**Given material**
---

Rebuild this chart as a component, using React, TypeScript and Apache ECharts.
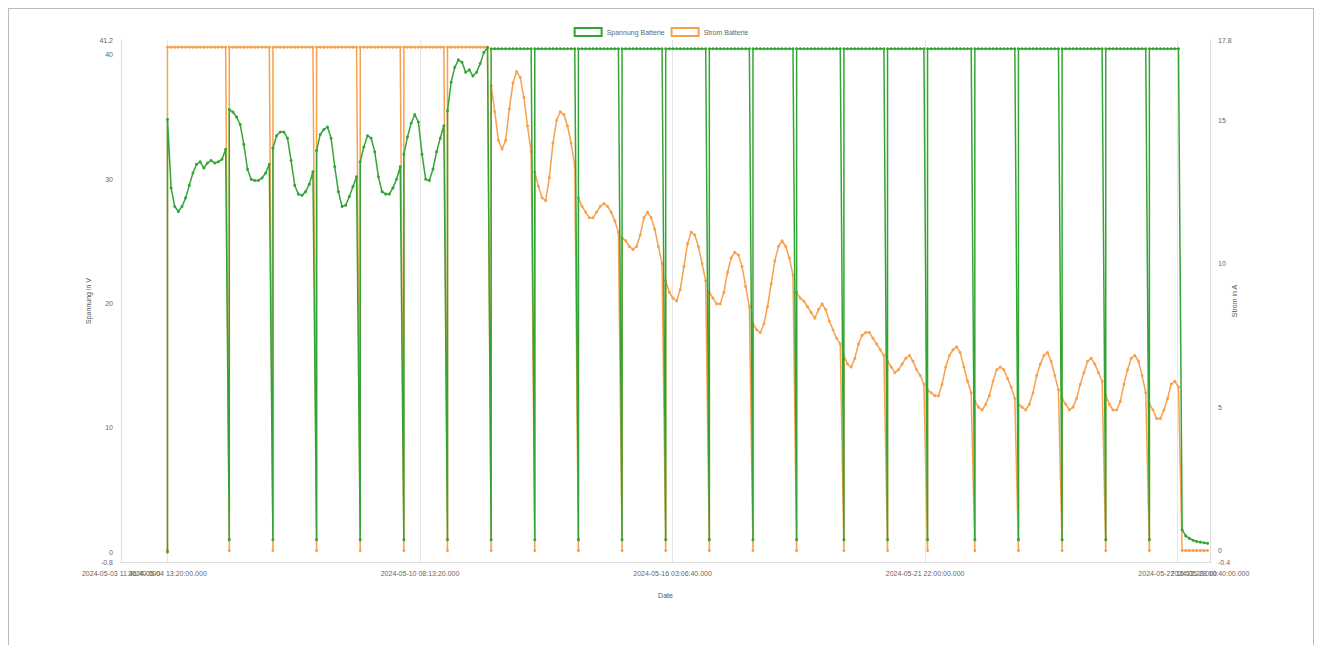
import React, { useEffect, useRef } from "react";
import * as echarts from "echarts";

// time grid of the samples (ms since epoch), 2 h apart
const startTime = 1714800000000;
const stepMs = 7200000;
const axisMinTime = 1714708000000;
const axisMaxTime = 1716864000000;
// x-axis tick / label positions (ms)
const xEdgeTicks = [1714708000000, 1716864000000];
const xInnerTicks = [1714800000000, 1715300000000, 1715800000000, 1716300000000, 1716800000000];

const seriesNames = ["Spannung Batterie", "Strom Batterie"];
const xAxisName = "Date";
const leftAxisName = "Spannung in V";
const rightAxisName = "Strom in A";

// sample indices where both signals briefly drop (daily)
const spikeIndex = [0, 17, 29, 41, 53, 65, 77, 89, 101, 113, 125, 137, 149, 161, 173, 186, 198, 209, 222, 234, 246, 258, 270];
const spikeVoltage = [0, 1, 1, 1, 1, 1, 1, 1, 1, 1, 1, 1, 1, 1, 1, 1, 1, 1, 1, 1, 1, 1, 1];
const spikeCurrent = [0, 0, 0, 0, 0, 0, 0, 0, 0, 0, 0, 0, 0, 0, 0, 0, 0, 0, 0, 0, 0, 0, 0];

// battery voltage (V), one value per sample
const voltage = [
  34.8, 29.3, 27.8, 27.4, 27.8, 28.5, 29.5, 30.5, 31.2, 31.4, 30.9, 31.3, 31.5, 31.3, 31.4, 31.6, 32.4,
  35.6, 35.4, 35.0, 34.4, 32.8, 30.8, 30.0, 29.9, 29.9, 30.1, 30.5, 31.2,
  32.5, 33.5, 33.8, 33.8, 33.3, 31.5, 29.5, 28.8, 28.7, 29.0, 29.6, 30.6,
  32.3, 33.6, 34.0, 34.2, 33.3, 31.0, 29.0, 27.8, 27.9, 28.6, 29.4, 30.2,
  31.4, 32.6, 33.5, 33.3, 32.2, 30.2, 29.0, 28.8, 28.8, 29.3, 30.0, 31.0,
  32.0, 33.4, 34.5, 35.2, 34.6, 32.0, 30.0, 29.9, 30.8, 32.2, 33.3, 34.3,
  35.5, 37.8, 39.0, 39.6, 39.4, 38.6, 38.8, 38.3, 38.6, 39.3, 40.2, 40.6,
  40.5, 40.5, 40.5, 40.5, 40.5, 40.5, 40.5, 40.5, 40.5, 40.5,
  40.5, 40.5, 40.5, 40.5, 40.5, 40.5, 40.5, 40.5, 40.5, 40.5,
  40.5, 40.5, 40.5, 40.5, 40.5, 40.5, 40.5, 40.5, 40.5, 40.5,
  40.5, 40.5, 40.5, 40.5, 40.5, 40.5, 40.5, 40.5, 40.5, 40.5,
  40.5, 40.5, 40.5, 40.5, 40.5, 40.5, 40.5, 40.5, 40.5, 40.5,
  40.5, 40.5, 40.5, 40.5, 40.5, 40.5, 40.5, 40.5, 40.5, 40.5,
  40.5, 40.5, 40.5, 40.5, 40.5, 40.5, 40.5, 40.5, 40.5, 40.5,
  40.5, 40.5, 40.5, 40.5, 40.5, 40.5, 40.5, 40.5, 40.5, 40.5,
  40.5, 40.5, 40.5, 40.5, 40.5, 40.5, 40.5, 40.5, 40.5, 40.5,
  40.5, 40.5, 40.5, 40.5, 40.5, 40.5, 40.5, 40.5, 40.5, 40.5,
  40.5, 40.5, 40.5, 40.5, 40.5, 40.5, 40.5, 40.5, 40.5, 40.5,
  40.5, 40.5, 40.5, 40.5, 40.5, 40.5, 40.5, 40.5, 40.5, 40.5,
  40.5, 40.5, 40.5, 40.5, 40.5, 40.5, 40.5, 40.5, 40.5, 40.5,
  40.5, 40.5, 40.5, 40.5, 40.5, 40.5, 40.5, 40.5, 40.5, 40.5,
  40.5, 40.5, 40.5, 40.5, 40.5, 40.5, 40.5, 40.5, 40.5, 40.5,
  40.5, 40.5, 40.5, 40.5, 40.5, 40.5, 40.5, 40.5, 40.5, 40.5,
  40.5, 40.5, 40.5, 40.5, 40.5, 40.5, 40.5, 40.5, 40.5, 40.5,
  40.5, 40.5, 40.5, 40.5, 40.5, 40.5, 40.5, 40.5, 40.5, 40.5,
  40.5, 40.5, 40.5, 40.5, 40.5, 40.5, 40.5, 40.5, 40.5, 40.5,
  1.8, 1.3, 1.1, 0.95, 0.85, 0.8, 0.75, 0.7,
];

// battery current (A), one value per sample
const current = [
  17.55, 17.55, 17.55, 17.55, 17.55, 17.55, 17.55, 17.55, 17.55, 17.55,
  17.55, 17.55, 17.55, 17.55, 17.55, 17.55, 17.55, 17.55, 17.55, 17.55,
  17.55, 17.55, 17.55, 17.55, 17.55, 17.55, 17.55, 17.55, 17.55, 17.55,
  17.55, 17.55, 17.55, 17.55, 17.55, 17.55, 17.55, 17.55, 17.55, 17.55,
  17.55, 17.55, 17.55, 17.55, 17.55, 17.55, 17.55, 17.55, 17.55, 17.55,
  17.55, 17.55, 17.55, 17.55, 17.55, 17.55, 17.55, 17.55, 17.55, 17.55,
  17.55, 17.55, 17.55, 17.55, 17.55, 17.55, 17.55, 17.55, 17.55, 17.55,
  17.55, 17.55, 17.55, 17.55, 17.55, 17.55, 17.55, 17.55, 17.55, 17.55,
  17.55, 17.55, 17.55, 17.55, 17.55, 17.55, 17.55, 17.55, 17.55,
  16.2, 15.3, 14.3, 14.0, 14.3, 15.4, 16.3, 16.7, 16.5, 15.8, 14.8, 13.9,
  13.2, 12.7, 12.3, 12.2, 13.0, 14.2, 15.0, 15.3, 15.2, 14.8, 14.2, 13.4,
  12.3, 12.0, 11.8, 11.6, 11.6, 11.8, 12.0, 12.1, 12.0, 11.8, 11.5, 11.1,
  10.9, 10.8, 10.6, 10.5, 10.6, 11.0, 11.6, 11.8, 11.6, 11.2, 10.6, 10.0,
  9.4, 9.0, 8.8, 8.7, 9.1, 9.9, 10.7, 11.1, 11.0, 10.6, 10.0, 9.4,
  9.0, 8.8, 8.6, 8.6, 9.0, 9.7, 10.2, 10.4, 10.3, 9.9, 9.2, 8.5,
  7.9, 7.7, 7.6, 7.9, 8.5, 9.3, 10.1, 10.6, 10.8, 10.6, 10.2, 9.6,
  9.0, 8.8, 8.7, 8.5, 8.3, 8.1, 8.4, 8.6, 8.4, 8.0, 7.7, 7.4, 7.2,
  6.8, 6.5, 6.4, 6.7, 7.2, 7.5, 7.6, 7.6, 7.4, 7.2, 7.0, 6.8,
  6.6, 6.4, 6.2, 6.3, 6.5, 6.7, 6.8, 6.6, 6.3, 6.1, 5.8,
  5.6, 5.5, 5.4, 5.4, 5.8, 6.4, 6.8, 7.0, 7.1, 6.9, 6.4, 5.9, 5.5,
  5.2, 5.0, 4.9, 5.1, 5.4, 5.9, 6.3, 6.4, 6.3, 6.0, 5.7, 5.3,
  5.1, 5.0, 4.9, 5.1, 5.5, 6.1, 6.5, 6.8, 6.9, 6.6, 6.1, 5.6,
  5.3, 5.1, 4.9, 5.0, 5.3, 5.8, 6.2, 6.6, 6.7, 6.5, 6.2, 5.9,
  5.4, 5.1, 4.9, 4.9, 5.2, 5.8, 6.3, 6.7, 6.8, 6.6, 6.1, 5.5,
  5.1, 4.9, 4.6, 4.6, 4.9, 5.3, 5.8, 5.9, 5.7,
  0, 0, 0, 0, 0, 0, 0, 0,
];

const GREEN = "#34a534";
const ORANGE = "#f8a04c";

function buildData(values: number[], lows: number[]): [number, number][] {
  const out: [number, number][] = [];
  values.forEach((v, i) => {
    const t = startTime + i * stepMs;
    const s = spikeIndex.indexOf(i);
    if (s >= 0) out.push([t, lows[s]]);
    out.push([t, v]);
  });
  return out;
}

function pad(n: number, w = 2) {
  return String(n).padStart(w, "0");
}

function fmtTime(v: number) {
  const d = new Date(v + 8 * 3600000);
  return (
    d.getUTCFullYear() + "-" + pad(d.getUTCMonth() + 1) + "-" + pad(d.getUTCDate()) + " " +
    pad(d.getUTCHours()) + ":" + pad(d.getUTCMinutes()) + ":" + pad(d.getUTCSeconds()) + "." +
    pad(d.getUTCMilliseconds(), 3)
  );
}

export default function App() {
  const ref = useRef<HTMLDivElement>(null);
  useEffect(() => {
    if (!ref.current) return;
    const chart = echarts.init(ref.current, undefined, { renderer: "svg" });
    const labelStyle = { color: "#666", fontSize: 7, fontFamily: "Liberation Sans, Arial, sans-serif" };
    const xBase = {
      type: "value",
      min: axisMinTime,
      max: axisMaxTime,
      position: "bottom",
      axisLine: { show: true, onZero: false, lineStyle: { color: "#ddd" } },
    };
    chart.setOption({
      animation: false,
      textStyle: { fontFamily: "Liberation Sans, Arial, sans-serif" },
      legend: {
        top: 13,
        left: "center",
        icon: "rect",
        itemWidth: 27,
        itemHeight: 8,
        itemGap: 6,
        textStyle: { color: "#666", fontSize: 7 },
        data: [
          { name: seriesNames[0], itemStyle: { color: "#fff", borderColor: GREEN, borderWidth: 2 } },
          { name: seriesNames[1], itemStyle: { color: "#fff", borderColor: ORANGE, borderWidth: 2 } },
        ],
      },
      grid: { left: 112, right: 103, top: 31, bottom: 83, containLabel: false },
      xAxis: [
        {
          ...xBase,
          name: xAxisName,
          nameLocation: "middle",
          nameGap: 30,
          nameMoveOverlap: false,
          nameTextStyle: { color: "#555", fontSize: 7 },
          axisTick: { show: false, customValues: xEdgeTicks },
          axisLabel: {
            ...labelStyle,
            customValues: xEdgeTicks,
            showMinLabel: true,
            showMaxLabel: true,
            hideOverlap: false,
            formatter: (v: number) => fmtTime(v),
          },
          splitLine: { show: false },
        },
        {
          ...xBase,
          axisTick: { show: false, customValues: xInnerTicks },
          axisLabel: {
            ...labelStyle,
            customValues: xInnerTicks,
            showMinLabel: true,
            showMaxLabel: true,
            hideOverlap: false,
            formatter: (v: number) => fmtTime(v),
          },
          splitLine: { show: true, lineStyle: { color: "#e6e6e6" } },
        },
      ],
      yAxis: [
        {
          type: "value",
          min: -0.8,
          max: 41.2,
          splitNumber: 4,
          name: leftAxisName,
          nameLocation: "middle",
          nameGap: 29,
          nameMoveOverlap: false,
          nameTextStyle: { color: "#555", fontSize: 7 },
          axisLine: { show: true, onZero: false, lineStyle: { color: "#ddd" } },
          axisTick: { show: false },
          axisLabel: { ...labelStyle, showMinLabel: true, showMaxLabel: true },
          splitLine: { show: false },
        },
        {
          type: "value",
          min: -0.4,
          max: 17.8,
          splitNumber: 4,
          position: "right",
          name: rightAxisName,
          nameLocation: "middle",
          nameGap: 21,
          nameMoveOverlap: false,
          nameTextStyle: { color: "#555", fontSize: 7 },
          axisLine: { show: true, onZero: false, lineStyle: { color: "#ddd" } },
          axisTick: { show: false },
          axisLabel: { ...labelStyle, showMinLabel: true, showMaxLabel: true },
          splitLine: { show: false },
        },
      ],
      series: [
        {
          name: seriesNames[1],
          type: "line",
          xAxisIndex: 0,
          yAxisIndex: 1,
          data: buildData(current, spikeCurrent),
          symbol: "circle",
          symbolSize: 3,
          showSymbol: true,
          lineStyle: { color: ORANGE, width: 1.5 },
          itemStyle: { color: ORANGE },
          z: 2,
        },
        {
          name: seriesNames[0],
          type: "line",
          xAxisIndex: 0,
          yAxisIndex: 0,
          data: buildData(voltage, spikeVoltage),
          symbol: "circle",
          symbolSize: 3,
          showSymbol: true,
          lineStyle: { color: GREEN, width: 1.5 },
          itemStyle: { color: GREEN },
          z: 3,
        },
      ],
    });
    return () => chart.dispose();
  }, []);
  return (
    <div
      style={{
        width: 1304,
        height: 636,
        borderTop: "1px solid #bbb",
        borderLeft: "1px solid #bbb",
        borderRight: "1px solid #bbb",
        background: "#fff",
      }}
    >
      <div ref={ref} style={{ width: 1304, height: 636 }} />
    </div>
  );
}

---

**Written instruction**
Reproduce the data above word for word from its first line through the line that holds "1715800000000, 1716300000000, 1716800000000];", both ends included; skip pictures.

**Output below**
Rebuild this chart as a component, using React, TypeScript and Apache ECharts.
import React, { useEffect, useRef } from "react";
import * as echarts from "echarts";

// time grid of the samples (ms since epoch), 2 h apart
const startTime = 1714800000000;
const stepMs = 7200000;
const axisMinTime = 1714708000000;
const axisMaxTime = 1716864000000;
// x-axis tick / label positions (ms)
const xEdgeTicks = [1714708000000, 1716864000000];
const xInnerTicks = [1714800000000, 1715300000000, 1715800000000, 1716300000000, 1716800000000];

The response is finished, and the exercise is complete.